** begin DATASET RECORDS **
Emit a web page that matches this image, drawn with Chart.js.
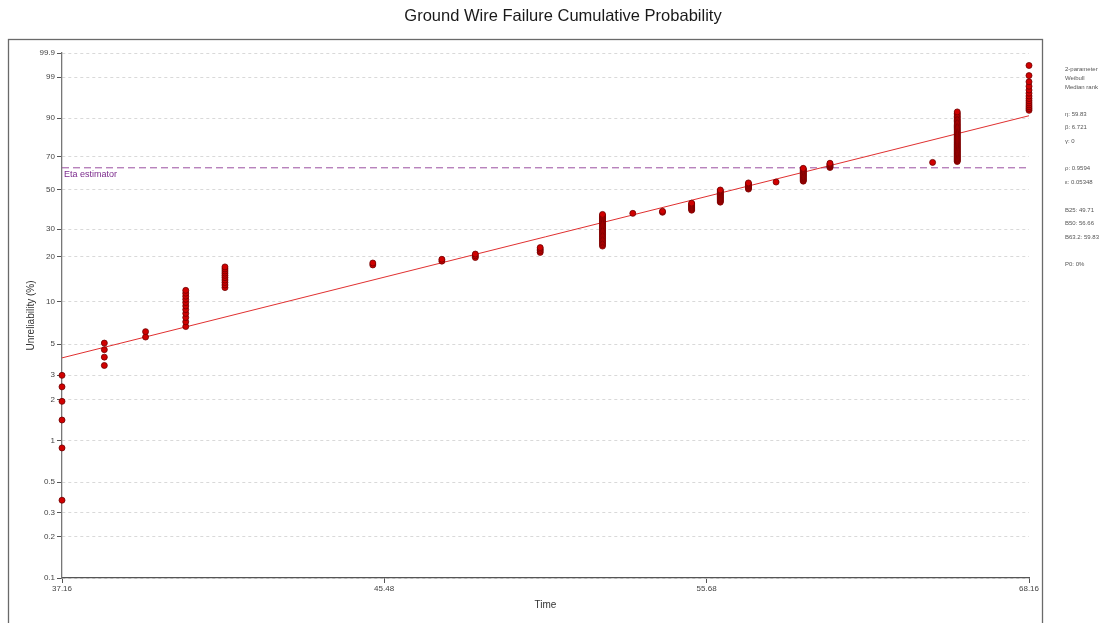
** end DATASET RECORDS **
** begin DATASET RECORDS **
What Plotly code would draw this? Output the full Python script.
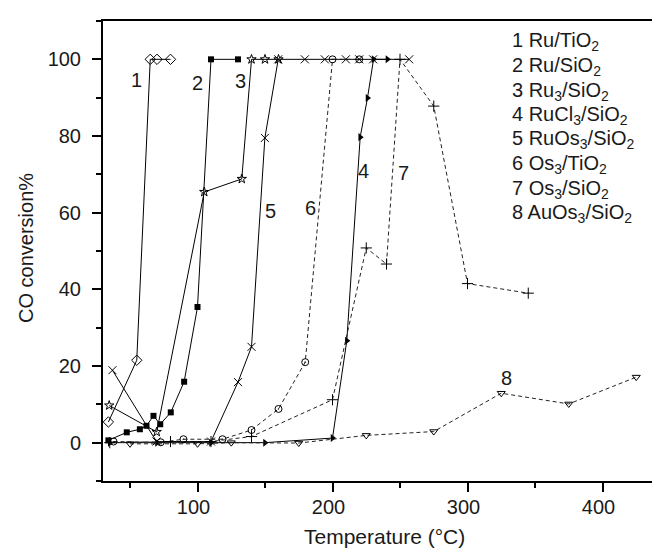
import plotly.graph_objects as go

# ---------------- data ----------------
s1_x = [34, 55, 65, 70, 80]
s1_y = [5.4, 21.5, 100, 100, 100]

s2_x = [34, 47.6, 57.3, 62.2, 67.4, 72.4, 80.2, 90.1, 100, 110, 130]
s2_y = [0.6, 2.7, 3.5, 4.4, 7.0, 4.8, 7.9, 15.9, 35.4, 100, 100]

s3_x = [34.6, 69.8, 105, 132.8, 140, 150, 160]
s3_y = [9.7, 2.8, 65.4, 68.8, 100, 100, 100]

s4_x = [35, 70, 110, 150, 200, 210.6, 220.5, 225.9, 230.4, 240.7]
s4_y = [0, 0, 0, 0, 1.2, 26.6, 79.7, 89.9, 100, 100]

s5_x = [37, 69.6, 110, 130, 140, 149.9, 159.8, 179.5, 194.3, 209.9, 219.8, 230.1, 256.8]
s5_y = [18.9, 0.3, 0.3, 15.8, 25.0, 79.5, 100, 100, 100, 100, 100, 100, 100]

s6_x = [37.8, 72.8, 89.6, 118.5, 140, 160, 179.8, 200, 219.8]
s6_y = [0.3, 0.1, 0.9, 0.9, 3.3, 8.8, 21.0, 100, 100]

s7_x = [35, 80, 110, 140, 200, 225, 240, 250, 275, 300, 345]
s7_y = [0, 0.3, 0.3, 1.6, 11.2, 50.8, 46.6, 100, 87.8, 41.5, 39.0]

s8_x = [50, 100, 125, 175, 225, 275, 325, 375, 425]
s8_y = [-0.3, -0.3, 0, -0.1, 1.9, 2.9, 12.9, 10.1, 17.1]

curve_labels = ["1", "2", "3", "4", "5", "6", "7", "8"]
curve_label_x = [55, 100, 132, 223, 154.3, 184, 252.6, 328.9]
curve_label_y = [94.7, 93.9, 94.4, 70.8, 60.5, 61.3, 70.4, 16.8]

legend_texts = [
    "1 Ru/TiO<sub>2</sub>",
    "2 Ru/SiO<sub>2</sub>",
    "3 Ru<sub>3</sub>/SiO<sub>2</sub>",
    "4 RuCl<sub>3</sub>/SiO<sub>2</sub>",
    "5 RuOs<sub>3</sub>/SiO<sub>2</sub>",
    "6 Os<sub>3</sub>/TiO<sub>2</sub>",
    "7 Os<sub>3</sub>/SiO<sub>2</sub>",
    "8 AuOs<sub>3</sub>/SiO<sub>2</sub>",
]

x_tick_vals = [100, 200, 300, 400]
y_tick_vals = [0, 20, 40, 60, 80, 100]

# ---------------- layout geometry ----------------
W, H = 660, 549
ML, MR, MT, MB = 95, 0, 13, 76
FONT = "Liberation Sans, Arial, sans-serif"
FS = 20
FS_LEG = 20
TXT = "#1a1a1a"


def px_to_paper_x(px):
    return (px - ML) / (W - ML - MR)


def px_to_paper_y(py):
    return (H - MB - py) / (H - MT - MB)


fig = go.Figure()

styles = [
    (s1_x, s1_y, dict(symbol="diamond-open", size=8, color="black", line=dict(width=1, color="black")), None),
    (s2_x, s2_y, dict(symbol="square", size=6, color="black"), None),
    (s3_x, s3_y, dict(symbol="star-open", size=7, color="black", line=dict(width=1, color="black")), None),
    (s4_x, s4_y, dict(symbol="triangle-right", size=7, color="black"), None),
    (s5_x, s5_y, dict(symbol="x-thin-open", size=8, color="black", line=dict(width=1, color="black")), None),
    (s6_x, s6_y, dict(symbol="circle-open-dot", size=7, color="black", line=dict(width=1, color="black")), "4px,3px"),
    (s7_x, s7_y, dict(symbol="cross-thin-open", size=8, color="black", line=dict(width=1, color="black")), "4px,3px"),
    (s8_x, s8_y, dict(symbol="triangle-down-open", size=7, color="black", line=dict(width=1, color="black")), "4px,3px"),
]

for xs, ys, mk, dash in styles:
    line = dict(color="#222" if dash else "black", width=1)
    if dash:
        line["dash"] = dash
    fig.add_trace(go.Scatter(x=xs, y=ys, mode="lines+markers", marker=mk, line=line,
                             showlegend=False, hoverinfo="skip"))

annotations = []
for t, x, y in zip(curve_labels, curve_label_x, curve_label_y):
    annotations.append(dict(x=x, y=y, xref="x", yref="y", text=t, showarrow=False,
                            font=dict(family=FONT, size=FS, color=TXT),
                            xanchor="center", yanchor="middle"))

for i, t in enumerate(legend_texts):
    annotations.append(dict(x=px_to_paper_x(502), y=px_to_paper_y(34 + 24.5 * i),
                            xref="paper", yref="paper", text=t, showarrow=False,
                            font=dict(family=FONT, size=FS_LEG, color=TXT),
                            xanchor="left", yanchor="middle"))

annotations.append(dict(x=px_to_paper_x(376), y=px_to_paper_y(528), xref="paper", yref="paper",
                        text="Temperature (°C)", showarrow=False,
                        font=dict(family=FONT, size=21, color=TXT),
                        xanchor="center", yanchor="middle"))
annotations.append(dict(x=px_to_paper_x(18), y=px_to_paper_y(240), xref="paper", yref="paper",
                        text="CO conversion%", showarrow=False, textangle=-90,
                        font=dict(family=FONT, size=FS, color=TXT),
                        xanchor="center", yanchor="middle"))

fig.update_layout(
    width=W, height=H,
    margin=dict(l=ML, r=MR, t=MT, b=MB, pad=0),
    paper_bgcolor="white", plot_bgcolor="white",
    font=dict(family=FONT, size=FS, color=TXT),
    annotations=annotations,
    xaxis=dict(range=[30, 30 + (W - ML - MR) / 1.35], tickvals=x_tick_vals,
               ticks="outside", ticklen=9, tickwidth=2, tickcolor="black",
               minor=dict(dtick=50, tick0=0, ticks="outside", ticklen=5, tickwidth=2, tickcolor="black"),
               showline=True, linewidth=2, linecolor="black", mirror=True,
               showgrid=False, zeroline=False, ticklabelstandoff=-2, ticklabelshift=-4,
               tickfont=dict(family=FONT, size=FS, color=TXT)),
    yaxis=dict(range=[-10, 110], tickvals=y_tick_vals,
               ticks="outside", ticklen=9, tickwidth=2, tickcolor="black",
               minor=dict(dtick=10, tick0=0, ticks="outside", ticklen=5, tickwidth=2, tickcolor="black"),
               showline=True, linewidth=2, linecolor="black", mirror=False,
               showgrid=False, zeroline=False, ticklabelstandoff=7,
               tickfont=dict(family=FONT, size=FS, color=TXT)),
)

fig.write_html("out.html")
** end DATASET RECORDS **
** begin DATASET RECORDS **
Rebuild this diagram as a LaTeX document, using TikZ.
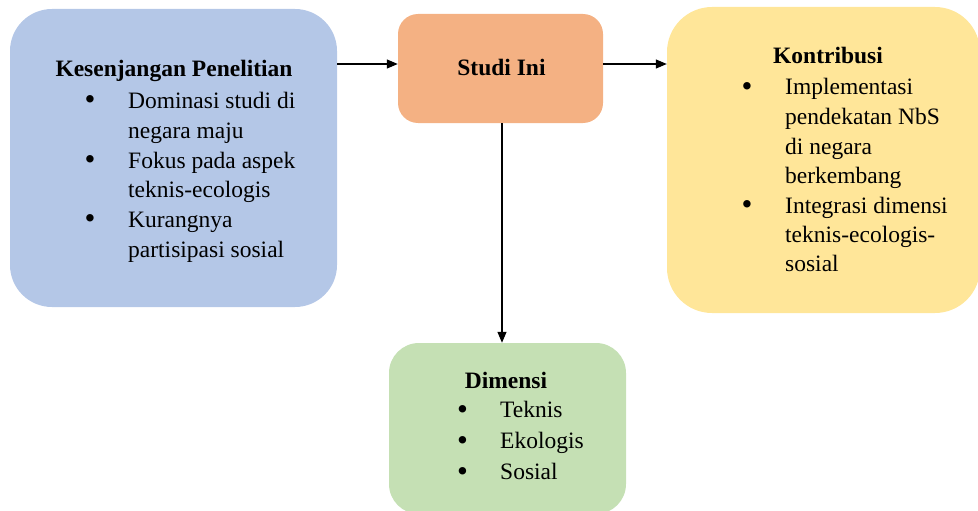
** end DATASET RECORDS **
STATED PROBLEM: Leave the pictures out and copy exactly the lines from the one with "What Plotly code" through the one with "35.4, 100, 100]", nothing more.

SOLUTION TO THE PROBLEM:
What Plotly code would draw this? Output the full Python script.
import plotly.graph_objects as go

# ---------------- data ----------------
s1_x = [34, 55, 65, 70, 80]
s1_y = [5.4, 21.5, 100, 100, 100]

s2_x = [34, 47.6, 57.3, 62.2, 67.4, 72.4, 80.2, 90.1, 100, 110, 130]
s2_y = [0.6, 2.7, 3.5, 4.4, 7.0, 4.8, 7.9, 15.9, 35.4, 100, 100]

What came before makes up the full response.